I checked as you suggested and it was the filtered tables that did not contain the IDs they should
Since both the original table and rep-seqs did have the IDs, and all the filtered tables from step 2 in my original post lacked ID's now I'm assuming this means that something went wrong in feature-table filter-samples.

To be completely honest, I am not sure how to proceed from this point. I've checked the surrounding little scripts but the qiime2 command for each sample seems to be complete. When I check the job log, fir each sample I am getting a message saying: Saved FeatureTable[Frequency] to: my_path/sampleID#.qza without mention of any errors or warnings.

What do you suggest I could do to troubleshoot further so I can resolve this?

Thank you again!

thermokarst · November 18, 2021, 11:29pm

The most common cause for this kind of filtering to behave this way is because of some kind of problem with the --p-where statement. I noticed yours is:

This means that the ID column of your sample metadata (names.tsv) is SampleID - can you confirm what you named that column?

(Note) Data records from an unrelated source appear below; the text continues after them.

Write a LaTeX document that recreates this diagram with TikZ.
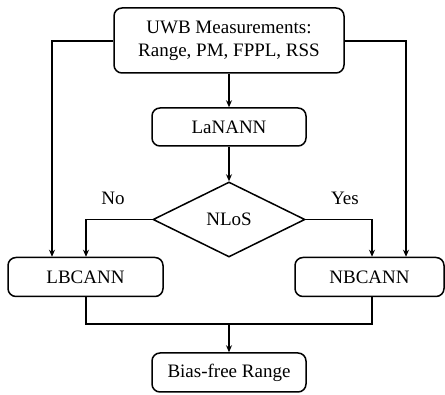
\documentclass[tikz,border=0pt]{standalone}
\usepackage{fontspec}
\newfontfamily\tnr{LiberationSerif-Regular.ttf}
\usetikzlibrary{shapes.geometric,arrows.meta}
\begin{document}
\begin{tikzpicture}[x=1pt,y=-1pt,
  every node/.style={font=\tnr\fontsize{19}{23}\selectfont},
  box/.style={draw,line width=1.5pt,rounded corners=8pt,align=center,inner sep=0pt},
  dec/.style={draw,line width=1.5pt,diamond,inner sep=0pt,minimum width=152pt,minimum height=75pt},
  conn/.style={line width=1.5pt},
  arr/.style={line width=1.5pt,-{Stealth[length=7pt,width=6pt]}},
  lbl/.style={inner sep=0pt}]
\useasboundingbox (0,0) rectangle (445,395);
\node[box,minimum width=230pt,minimum height=65pt] (uwb) at (229,40.5) {UWB Measurements:\\Range, PM, FPPL, RSS};
\node[box,minimum width=154pt,minimum height=38pt] (lan) at (229,127) {LaNANN};
\node[dec] (nlos) at (229,219.5) {NLoS};
\node[box,minimum width=155pt,minimum height=39pt] (lb) at (85.5,277) {LBCANN};
\node[box,minimum width=149pt,minimum height=39pt] (nb) at (369.5,277) {NBCANN};
\node[box,minimum width=154pt,minimum height=39pt] (bf) at (229,372.5) {Bias-free Range};
\node[lbl] (no) at (113,198) {No};
\node[lbl] (yes) at (345,198) {Yes};
\coordinate (j) at (229,324);
\draw[arr] (uwb) -- (lan);
\draw[arr] (lan) -- (nlos);
\draw[arr] (uwb.west |- 0,41) -| (lb.north -| 52,0);
\draw[arr] (uwb.east |- 0,41) -| (nb.north -| 406,0);
\draw[arr] (nlos.west) -| (lb.north -| 86,0);
\draw[arr] (nlos.east) -| (nb.north -| 372,0);
\draw[conn] (lb.south -| 86,0) |- (j) -| (nb.south -| 372,0);
\draw[arr] (j) -- (bf);
\end{tikzpicture}
\end{document}
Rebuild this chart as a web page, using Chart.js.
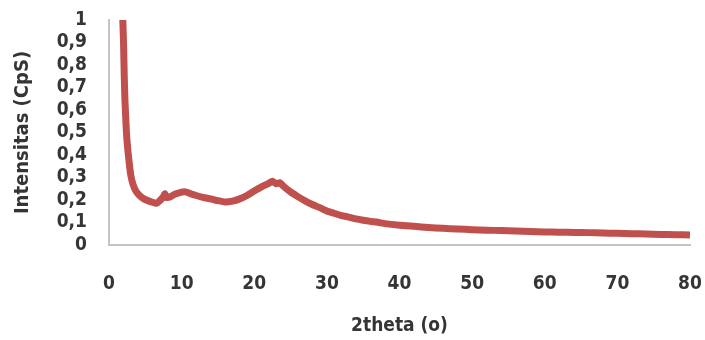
<!DOCTYPE html>
<html>
<head>
<meta charset="utf-8">
<script src="https://cdn.jsdelivr.net/npm/chart.js@4/dist/chart.umd.min.js"></script>
<style>
  html, body { margin: 0; padding: 0; background: #ffffff; }
  #wrap { width: 705px; height: 340px; }
</style>
</head>
<body>
<div id="wrap"><canvas id="c" width="705" height="340"></canvas></div>
<script>
// 2theta values (degrees)
const twoTheta = [1.9, 2.0, 2.1, 2.2, 2.4, 2.6, 2.8, 3.0, 3.3, 3.7, 4.2, 4.8, 5.5, 6.0, 6.5, 7.0, 7.5, 7.7, 7.9, 8.5,
  9.0, 9.5, 10.0, 10.5, 11.0, 11.5, 12.0, 13.0, 14.0, 15.0, 16.0, 17.0, 18.0, 19.0, 20.0, 21.0, 22.0, 22.5, 23.0, 23.5,
  24.0, 25.0, 26.0, 27.0, 28.0, 29.0, 30.0, 31.0, 32.0, 33.0, 34.0, 35.0, 36.0, 37.0, 38.0, 40.0, 42.0, 44.0, 46.0, 48.0,
  50.0, 52.0, 54.0, 56.0, 58.0, 60.0, 62.0, 64.0, 66.0, 68.0, 70.0, 72.0, 74.0, 76.0, 78.0, 80.0];
// Intensity (CpS)
const intensity = [1.00, 0.90, 0.75, 0.64, 0.50, 0.42, 0.36, 0.31, 0.27, 0.24, 0.22, 0.205, 0.195, 0.19, 0.185, 0.197, 0.215, 0.228, 0.212, 0.215,
  0.225, 0.23, 0.235, 0.236, 0.231, 0.225, 0.22, 0.211, 0.205, 0.197, 0.191, 0.195, 0.205, 0.22, 0.24, 0.258, 0.274, 0.283, 0.272, 0.277,
  0.262, 0.236, 0.215, 0.196, 0.18, 0.166, 0.151, 0.141, 0.131, 0.124, 0.116, 0.11, 0.105, 0.101, 0.095, 0.088, 0.083, 0.078, 0.074, 0.071,
  0.068, 0.066, 0.064, 0.062, 0.06, 0.058, 0.057, 0.056, 0.055, 0.053, 0.052, 0.05, 0.049, 0.047, 0.046, 0.044];
const yTickLabels = ['0', '0,1', '0,2', '0,3', '0,4', '0,5', '0,6', '0,7', '0,8', '0,9', '1'];
const xTickLabels = ['0', '10', '20', '30', '40', '50', '60', '70', '80'];
const xTitle = '2theta (o)';
const yTitle = 'Intensitas (CpS)';

const points = twoTheta.map((x, i) => ({ x: x, y: intensity[i] }));
const fontFam = "'Liberation Sans Narrow', 'Arial Narrow', 'DejaVu Sans Condensed', 'Liberation Sans', sans-serif";
const txtColor = '#353535';

function zeroPad(s) { s.paddingTop = 0; s.paddingBottom = 0; s.paddingLeft = 0; s.paddingRight = 0; }

new Chart(document.getElementById('c'), {
  type: 'line',
  data: {
    datasets: [{
      data: points,
      borderColor: '#c0504d',
      backgroundColor: '#c0504d',
      borderWidth: 7,
      pointRadius: 0,
      tension: 0.15,
      fill: false
    }]
  },
  options: {
    responsive: false,
    animation: false,
    layout: { padding: { left: 10, top: 20, right: 15, bottom: 3 } },
    plugins: { legend: { display: false }, tooltip: { enabled: false } },
    scales: {
      x: {
        type: 'linear',
        min: 0, max: 80,
        grid: { display: false, drawTicks: false },
        border: { display: true, color: '#c4c4c4', width: 2 },
        ticks: {
          stepSize: 10,
          padding: 28,
          color: txtColor,
          font: { family: fontFam, size: 19, weight: 'bold' },
          maxRotation: 0,
          callback: (v, i) => xTickLabels[i]
        },
        title: {
          display: true, text: xTitle, color: txtColor,
          font: { family: fontFam, size: 19, weight: 'bold' },
          padding: { top: 0, bottom: 0 }
        },
        afterFit: (s) => { s.height = 92; zeroPad(s); }
      },
      y: {
        min: 0, max: 1,
        grid: { display: false, drawTicks: false },
        border: { display: true, color: '#c4c4c4', width: 2 },
        ticks: {
          stepSize: 0.1,
          padding: 22,
          color: txtColor,
          autoSkip: false,
          font: { family: fontFam, size: 19, weight: 'bold' },
          callback: (v, i) => yTickLabels[i]
        },
        title: {
          display: true, text: yTitle, color: txtColor,
          font: { family: fontFam, size: 20, weight: 'bold' },
          padding: { top: 1, bottom: 0 }
        },
        afterFit: (s) => { s.width = 99; zeroPad(s); }
      }
    }
  }
});
</script>
</body>
</html>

If it isn't SampleID, then you either should rename it to that, or update your where clause to use the actual id column name.

HinakoT · November 19, 2021, 5:50pm

Yes, the names.tsv starts out with SampleID at the top. I specify it to have that when that metadata file is made.

thermokarst · November 22, 2021, 3:11pm

To reiterate:

Have you confirmed that there is actually a Sample ID in your table that matches the Sample ID you're filtering to?

If you're still running into issues please send me download links in here or in a DM to your sample metadata and feature table. Thanks!

HinakoT · November 25, 2021, 11:39pm

I sent you the metadata and the table!
Thank you!!

thermokarst · November 29, 2021, 3:24pm

Thanks for sharing your data @HinakoT! Your sample IDs in your metadata don't match the sample IDs in your feature table:

import qiime2
import pandas as pd

table_fp = 'table-nonchimeric-wo-borderline.qza'
md_fp = 'names.tsv'

table_artifact = qiime2.Artifact.load(table_fp)
md = qiime2.Metadata.load(md_fp)

table = table_artifact.view(pd.DataFrame)

table_ids = set(table.index)
md_ids = set(md.ids)

print(len(table_ids & md_ids))

It looks like all of the sample IDs in your table are shorter than the sample IDs in your metadata - they appear to be missing the last 2 or 3 characters: '0021-0111-0000-B1' vs '0021-0111-0000-B110', for example.

HinakoT · November 30, 2021, 8:21pm

Thank you for checking them for me!

I looked back at the metadata and it turned out to be a bash regEx error that wasn't fully cutting off the ends I was able to fix it and I tried it again and it worked seamlessly!

I'm so sorry I took up so much of your time with a silly error like this! I really do appreciate all the help!!
I definitely have a lot more I need to learn about the qiime2 features and plug-ins and data formats!

system · January 1, 2022, 2:22am

This topic was automatically closed 31 days after the last reply. New replies are no longer allowed.